Objective: Repeat the records below exactly, leaving out every picture.

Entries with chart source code
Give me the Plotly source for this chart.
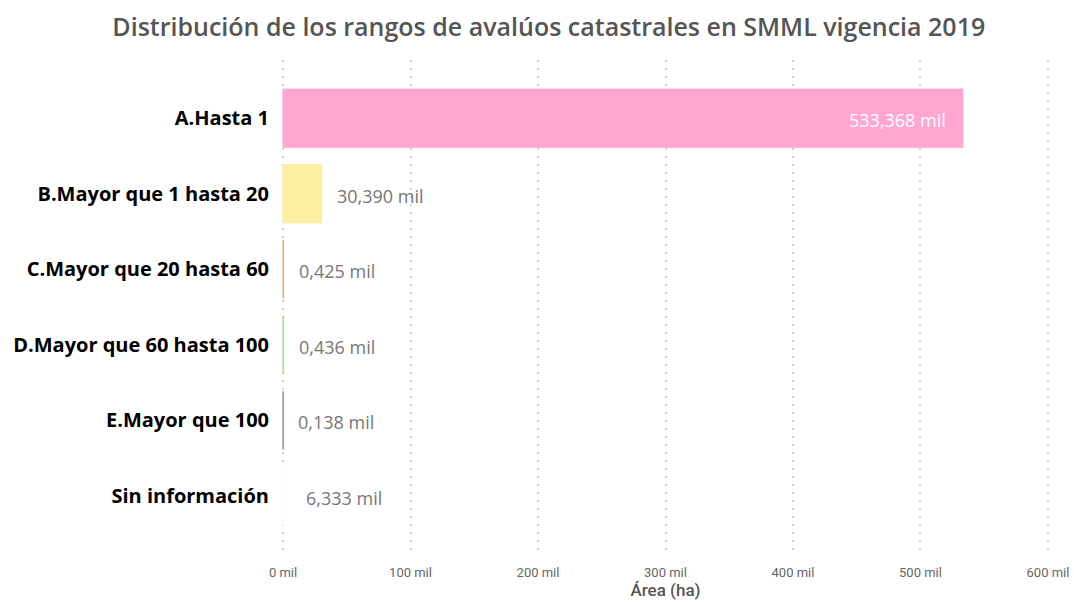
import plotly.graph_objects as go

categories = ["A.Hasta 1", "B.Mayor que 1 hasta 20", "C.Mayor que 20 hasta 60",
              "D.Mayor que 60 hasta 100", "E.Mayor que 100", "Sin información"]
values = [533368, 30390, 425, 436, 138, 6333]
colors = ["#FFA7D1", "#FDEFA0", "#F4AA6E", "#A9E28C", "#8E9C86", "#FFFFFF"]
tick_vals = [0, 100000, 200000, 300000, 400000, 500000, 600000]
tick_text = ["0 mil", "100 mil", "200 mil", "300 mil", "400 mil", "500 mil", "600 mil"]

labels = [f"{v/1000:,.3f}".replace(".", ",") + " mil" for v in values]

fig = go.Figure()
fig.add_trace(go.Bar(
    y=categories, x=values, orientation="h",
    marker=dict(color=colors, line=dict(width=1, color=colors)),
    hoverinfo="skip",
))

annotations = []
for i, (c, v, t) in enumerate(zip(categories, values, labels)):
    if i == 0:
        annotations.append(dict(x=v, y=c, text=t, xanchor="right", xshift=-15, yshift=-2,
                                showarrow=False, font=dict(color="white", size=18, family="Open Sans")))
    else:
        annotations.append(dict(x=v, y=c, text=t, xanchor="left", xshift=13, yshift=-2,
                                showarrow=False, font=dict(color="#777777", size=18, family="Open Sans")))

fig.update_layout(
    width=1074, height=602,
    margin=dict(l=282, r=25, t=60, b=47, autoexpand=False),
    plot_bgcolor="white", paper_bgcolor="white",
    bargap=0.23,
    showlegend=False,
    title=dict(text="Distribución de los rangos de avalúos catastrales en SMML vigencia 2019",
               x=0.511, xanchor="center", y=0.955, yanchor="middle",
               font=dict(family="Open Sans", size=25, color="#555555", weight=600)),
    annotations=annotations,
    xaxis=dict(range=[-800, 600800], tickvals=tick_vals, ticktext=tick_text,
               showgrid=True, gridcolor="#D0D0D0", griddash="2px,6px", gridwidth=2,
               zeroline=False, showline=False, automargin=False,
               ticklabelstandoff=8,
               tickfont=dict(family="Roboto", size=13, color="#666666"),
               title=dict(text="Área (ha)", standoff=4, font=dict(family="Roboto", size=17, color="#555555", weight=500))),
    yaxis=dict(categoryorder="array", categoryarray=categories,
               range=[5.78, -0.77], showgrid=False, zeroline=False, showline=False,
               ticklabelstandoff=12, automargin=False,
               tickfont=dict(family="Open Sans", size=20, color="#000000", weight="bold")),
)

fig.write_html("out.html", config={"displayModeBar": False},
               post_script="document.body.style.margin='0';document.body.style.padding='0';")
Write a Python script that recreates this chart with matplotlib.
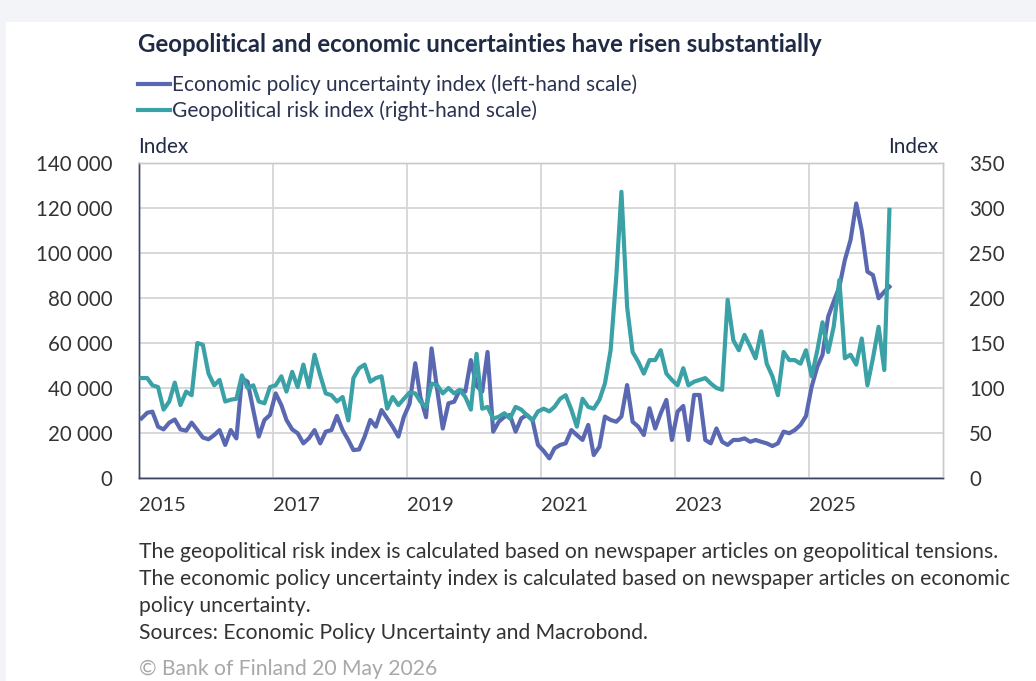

Response to this exercise:
Give me the Plotly source for this chart.
import plotly.graph_objects as go

categories = ["A.Hasta 1", "B.Mayor que 1 hasta 20", "C.Mayor que 20 hasta 60",
              "D.Mayor que 60 hasta 100", "E.Mayor que 100", "Sin información"]
values = [533368, 30390, 425, 436, 138, 6333]
colors = ["#FFA7D1", "#FDEFA0", "#F4AA6E", "#A9E28C", "#8E9C86", "#FFFFFF"]
tick_vals = [0, 100000, 200000, 300000, 400000, 500000, 600000]
tick_text = ["0 mil", "100 mil", "200 mil", "300 mil", "400 mil", "500 mil", "600 mil"]

labels = [f"{v/1000:,.3f}".replace(".", ",") + " mil" for v in values]

fig = go.Figure()
fig.add_trace(go.Bar(
    y=categories, x=values, orientation="h",
    marker=dict(color=colors, line=dict(width=1, color=colors)),
    hoverinfo="skip",
))

annotations = []
for i, (c, v, t) in enumerate(zip(categories, values, labels)):
    if i == 0:
        annotations.append(dict(x=v, y=c, text=t, xanchor="right", xshift=-15, yshift=-2,
                                showarrow=False, font=dict(color="white", size=18, family="Open Sans")))
    else:
        annotations.append(dict(x=v, y=c, text=t, xanchor="left", xshift=13, yshift=-2,
                                showarrow=False, font=dict(color="#777777", size=18, family="Open Sans")))

fig.update_layout(
    width=1074, height=602,
    margin=dict(l=282, r=25, t=60, b=47, autoexpand=False),
    plot_bgcolor="white", paper_bgcolor="white",
    bargap=0.23,
    showlegend=False,
    title=dict(text="Distribución de los rangos de avalúos catastrales en SMML vigencia 2019",
               x=0.511, xanchor="center", y=0.955, yanchor="middle",
               font=dict(family="Open Sans", size=25, color="#555555", weight=600)),
    annotations=annotations,
    xaxis=dict(range=[-800, 600800], tickvals=tick_vals, ticktext=tick_text,
               showgrid=True, gridcolor="#D0D0D0", griddash="2px,6px", gridwidth=2,
               zeroline=False, showline=False, automargin=False,
               ticklabelstandoff=8,
               tickfont=dict(family="Roboto", size=13, color="#666666"),
               title=dict(text="Área (ha)", standoff=4, font=dict(family="Roboto", size=17, color="#555555", weight=500))),
    yaxis=dict(categoryorder="array", categoryarray=categories,
               range=[5.78, -0.77], showgrid=False, zeroline=False, showline=False,
               ticklabelstandoff=12, automargin=False,
               tickfont=dict(family="Open Sans", size=20, color="#000000", weight="bold")),
)

fig.write_html("out.html", config={"displayModeBar": False},
               post_script="document.body.style.margin='0';document.body.style.padding='0';")
Write a Python script that recreates this chart with matplotlib.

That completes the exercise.